_What to work on_
Reproduce exactly, and nothing else, the lines from the one that contains "Give me the matplotlib source for this chart." through the one that contains "ax.spines[side].set_linewidth(1.0)". Leave the pictures out.

######

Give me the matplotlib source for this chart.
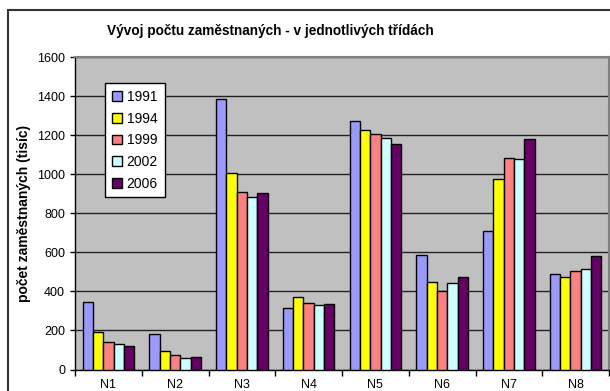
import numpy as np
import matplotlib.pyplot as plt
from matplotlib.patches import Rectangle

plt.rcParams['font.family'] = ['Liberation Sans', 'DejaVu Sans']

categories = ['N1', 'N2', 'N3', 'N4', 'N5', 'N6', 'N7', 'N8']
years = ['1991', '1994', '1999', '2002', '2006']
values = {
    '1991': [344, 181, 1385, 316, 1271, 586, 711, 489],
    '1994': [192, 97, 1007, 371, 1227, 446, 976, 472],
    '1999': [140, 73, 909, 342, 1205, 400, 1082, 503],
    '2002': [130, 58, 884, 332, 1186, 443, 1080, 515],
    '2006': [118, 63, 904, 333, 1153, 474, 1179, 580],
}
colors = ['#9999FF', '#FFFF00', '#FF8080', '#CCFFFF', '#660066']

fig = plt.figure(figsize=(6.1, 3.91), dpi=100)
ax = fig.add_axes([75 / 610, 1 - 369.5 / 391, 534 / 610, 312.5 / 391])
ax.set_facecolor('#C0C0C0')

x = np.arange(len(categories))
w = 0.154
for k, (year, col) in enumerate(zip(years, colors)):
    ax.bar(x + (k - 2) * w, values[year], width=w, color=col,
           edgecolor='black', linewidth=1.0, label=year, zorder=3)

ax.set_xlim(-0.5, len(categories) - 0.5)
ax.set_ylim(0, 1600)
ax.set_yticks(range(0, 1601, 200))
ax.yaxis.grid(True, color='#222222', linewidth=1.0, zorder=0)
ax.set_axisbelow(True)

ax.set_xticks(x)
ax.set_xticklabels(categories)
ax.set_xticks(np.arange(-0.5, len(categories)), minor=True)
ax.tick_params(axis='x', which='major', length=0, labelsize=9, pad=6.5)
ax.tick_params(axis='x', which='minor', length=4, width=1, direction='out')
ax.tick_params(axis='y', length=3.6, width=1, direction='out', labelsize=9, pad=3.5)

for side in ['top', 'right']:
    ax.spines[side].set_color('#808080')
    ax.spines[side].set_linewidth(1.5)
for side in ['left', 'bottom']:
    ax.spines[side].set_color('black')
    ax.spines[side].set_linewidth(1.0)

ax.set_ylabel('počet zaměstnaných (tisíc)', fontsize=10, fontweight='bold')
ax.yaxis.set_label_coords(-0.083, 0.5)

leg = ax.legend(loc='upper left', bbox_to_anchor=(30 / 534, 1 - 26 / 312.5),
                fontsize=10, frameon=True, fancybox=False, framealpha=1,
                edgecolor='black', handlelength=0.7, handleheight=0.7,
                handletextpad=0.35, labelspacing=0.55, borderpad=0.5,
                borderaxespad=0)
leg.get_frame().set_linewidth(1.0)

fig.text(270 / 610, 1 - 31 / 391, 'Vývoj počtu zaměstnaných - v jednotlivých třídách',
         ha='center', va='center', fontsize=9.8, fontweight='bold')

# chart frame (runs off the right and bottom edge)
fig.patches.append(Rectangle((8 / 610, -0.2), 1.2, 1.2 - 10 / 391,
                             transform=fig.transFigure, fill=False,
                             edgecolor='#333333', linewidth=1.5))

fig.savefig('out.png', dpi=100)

######

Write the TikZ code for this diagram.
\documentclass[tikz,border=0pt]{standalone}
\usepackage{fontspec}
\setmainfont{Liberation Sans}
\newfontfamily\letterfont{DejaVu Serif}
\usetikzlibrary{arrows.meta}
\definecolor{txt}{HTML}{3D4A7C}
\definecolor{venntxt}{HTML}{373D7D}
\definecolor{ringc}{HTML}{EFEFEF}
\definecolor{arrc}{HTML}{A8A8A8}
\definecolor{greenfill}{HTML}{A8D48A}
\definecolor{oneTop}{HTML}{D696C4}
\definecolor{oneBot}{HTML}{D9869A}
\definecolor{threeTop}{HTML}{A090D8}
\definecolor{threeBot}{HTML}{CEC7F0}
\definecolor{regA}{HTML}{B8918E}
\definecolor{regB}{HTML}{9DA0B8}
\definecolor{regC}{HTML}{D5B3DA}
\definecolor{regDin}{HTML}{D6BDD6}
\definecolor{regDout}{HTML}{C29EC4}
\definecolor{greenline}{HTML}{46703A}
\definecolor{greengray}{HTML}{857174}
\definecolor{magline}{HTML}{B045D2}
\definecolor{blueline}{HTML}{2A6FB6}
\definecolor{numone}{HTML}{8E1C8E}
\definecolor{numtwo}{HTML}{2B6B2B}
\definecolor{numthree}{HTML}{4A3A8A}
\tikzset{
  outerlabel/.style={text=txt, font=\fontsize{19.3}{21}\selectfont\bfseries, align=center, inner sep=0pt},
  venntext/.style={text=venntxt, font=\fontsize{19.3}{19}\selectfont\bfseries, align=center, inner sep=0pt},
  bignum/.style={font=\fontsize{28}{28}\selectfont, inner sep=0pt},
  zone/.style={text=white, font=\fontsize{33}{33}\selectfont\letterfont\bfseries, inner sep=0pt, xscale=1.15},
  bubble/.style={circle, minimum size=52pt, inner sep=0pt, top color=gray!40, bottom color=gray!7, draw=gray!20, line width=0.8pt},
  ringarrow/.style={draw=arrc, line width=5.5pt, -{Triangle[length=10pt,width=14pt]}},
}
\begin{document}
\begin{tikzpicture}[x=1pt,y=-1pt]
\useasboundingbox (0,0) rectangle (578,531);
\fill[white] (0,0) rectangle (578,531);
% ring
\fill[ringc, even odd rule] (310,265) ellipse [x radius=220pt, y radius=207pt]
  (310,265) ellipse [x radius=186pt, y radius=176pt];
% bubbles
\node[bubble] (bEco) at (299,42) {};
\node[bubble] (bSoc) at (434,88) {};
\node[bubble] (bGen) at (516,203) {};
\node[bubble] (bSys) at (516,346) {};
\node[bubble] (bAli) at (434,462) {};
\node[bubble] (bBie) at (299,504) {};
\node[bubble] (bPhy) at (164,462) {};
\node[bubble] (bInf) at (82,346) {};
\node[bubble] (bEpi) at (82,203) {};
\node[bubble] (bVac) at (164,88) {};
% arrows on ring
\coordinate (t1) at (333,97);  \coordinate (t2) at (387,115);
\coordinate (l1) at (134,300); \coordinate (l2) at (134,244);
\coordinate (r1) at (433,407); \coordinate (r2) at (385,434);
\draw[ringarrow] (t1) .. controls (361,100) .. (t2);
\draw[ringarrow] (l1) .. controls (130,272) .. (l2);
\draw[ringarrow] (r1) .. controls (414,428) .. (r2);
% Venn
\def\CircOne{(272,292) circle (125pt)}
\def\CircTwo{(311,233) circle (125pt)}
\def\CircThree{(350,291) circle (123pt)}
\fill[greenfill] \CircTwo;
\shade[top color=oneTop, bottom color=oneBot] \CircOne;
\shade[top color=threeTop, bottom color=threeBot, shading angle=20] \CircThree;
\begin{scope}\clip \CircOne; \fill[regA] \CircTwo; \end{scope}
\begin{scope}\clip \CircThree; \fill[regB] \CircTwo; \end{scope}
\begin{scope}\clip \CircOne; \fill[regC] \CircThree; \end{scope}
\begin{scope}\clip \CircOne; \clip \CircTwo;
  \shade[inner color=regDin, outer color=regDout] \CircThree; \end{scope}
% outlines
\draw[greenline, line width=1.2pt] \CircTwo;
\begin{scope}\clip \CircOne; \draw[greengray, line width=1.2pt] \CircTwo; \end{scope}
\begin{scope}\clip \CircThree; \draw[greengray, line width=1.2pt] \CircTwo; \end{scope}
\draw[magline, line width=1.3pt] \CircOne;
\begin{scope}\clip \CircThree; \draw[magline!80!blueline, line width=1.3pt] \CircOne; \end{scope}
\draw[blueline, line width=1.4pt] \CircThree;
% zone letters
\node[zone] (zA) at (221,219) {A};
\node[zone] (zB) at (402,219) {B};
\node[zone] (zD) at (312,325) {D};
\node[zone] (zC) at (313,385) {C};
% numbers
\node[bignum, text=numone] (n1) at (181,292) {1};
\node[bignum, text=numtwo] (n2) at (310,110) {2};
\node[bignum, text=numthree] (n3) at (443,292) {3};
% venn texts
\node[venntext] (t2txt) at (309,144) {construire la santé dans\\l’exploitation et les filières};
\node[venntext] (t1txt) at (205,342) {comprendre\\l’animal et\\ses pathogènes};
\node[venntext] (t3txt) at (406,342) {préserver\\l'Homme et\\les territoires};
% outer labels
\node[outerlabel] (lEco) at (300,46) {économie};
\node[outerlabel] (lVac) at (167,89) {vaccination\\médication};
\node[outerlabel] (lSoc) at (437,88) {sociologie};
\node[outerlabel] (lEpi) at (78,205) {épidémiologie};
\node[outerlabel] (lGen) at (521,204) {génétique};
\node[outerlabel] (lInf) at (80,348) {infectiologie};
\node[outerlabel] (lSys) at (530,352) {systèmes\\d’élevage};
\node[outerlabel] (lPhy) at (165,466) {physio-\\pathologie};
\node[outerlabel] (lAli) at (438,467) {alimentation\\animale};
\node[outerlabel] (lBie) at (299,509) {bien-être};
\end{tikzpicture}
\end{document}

######

_Final result_
Give me the matplotlib source for this chart.
import numpy as np
import matplotlib.pyplot as plt
from matplotlib.patches import Rectangle

plt.rcParams['font.family'] = ['Liberation Sans', 'DejaVu Sans']

categories = ['N1', 'N2', 'N3', 'N4', 'N5', 'N6', 'N7', 'N8']
years = ['1991', '1994', '1999', '2002', '2006']
values = {
    '1991': [344, 181, 1385, 316, 1271, 586, 711, 489],
    '1994': [192, 97, 1007, 371, 1227, 446, 976, 472],
    '1999': [140, 73, 909, 342, 1205, 400, 1082, 503],
    '2002': [130, 58, 884, 332, 1186, 443, 1080, 515],
    '2006': [118, 63, 904, 333, 1153, 474, 1179, 580],
}
colors = ['#9999FF', '#FFFF00', '#FF8080', '#CCFFFF', '#660066']

fig = plt.figure(figsize=(6.1, 3.91), dpi=100)
ax = fig.add_axes([75 / 610, 1 - 369.5 / 391, 534 / 610, 312.5 / 391])
ax.set_facecolor('#C0C0C0')

x = np.arange(len(categories))
w = 0.154
for k, (year, col) in enumerate(zip(years, colors)):
    ax.bar(x + (k - 2) * w, values[year], width=w, color=col,
           edgecolor='black', linewidth=1.0, label=year, zorder=3)

ax.set_xlim(-0.5, len(categories) - 0.5)
ax.set_ylim(0, 1600)
ax.set_yticks(range(0, 1601, 200))
ax.yaxis.grid(True, color='#222222', linewidth=1.0, zorder=0)
ax.set_axisbelow(True)

ax.set_xticks(x)
ax.set_xticklabels(categories)
ax.set_xticks(np.arange(-0.5, len(categories)), minor=True)
ax.tick_params(axis='x', which='major', length=0, labelsize=9, pad=6.5)
ax.tick_params(axis='x', which='minor', length=4, width=1, direction='out')
ax.tick_params(axis='y', length=3.6, width=1, direction='out', labelsize=9, pad=3.5)

for side in ['top', 'right']:
    ax.spines[side].set_color('#808080')
    ax.spines[side].set_linewidth(1.5)
for side in ['left', 'bottom']:
    ax.spines[side].set_color('black')
    ax.spines[side].set_linewidth(1.0)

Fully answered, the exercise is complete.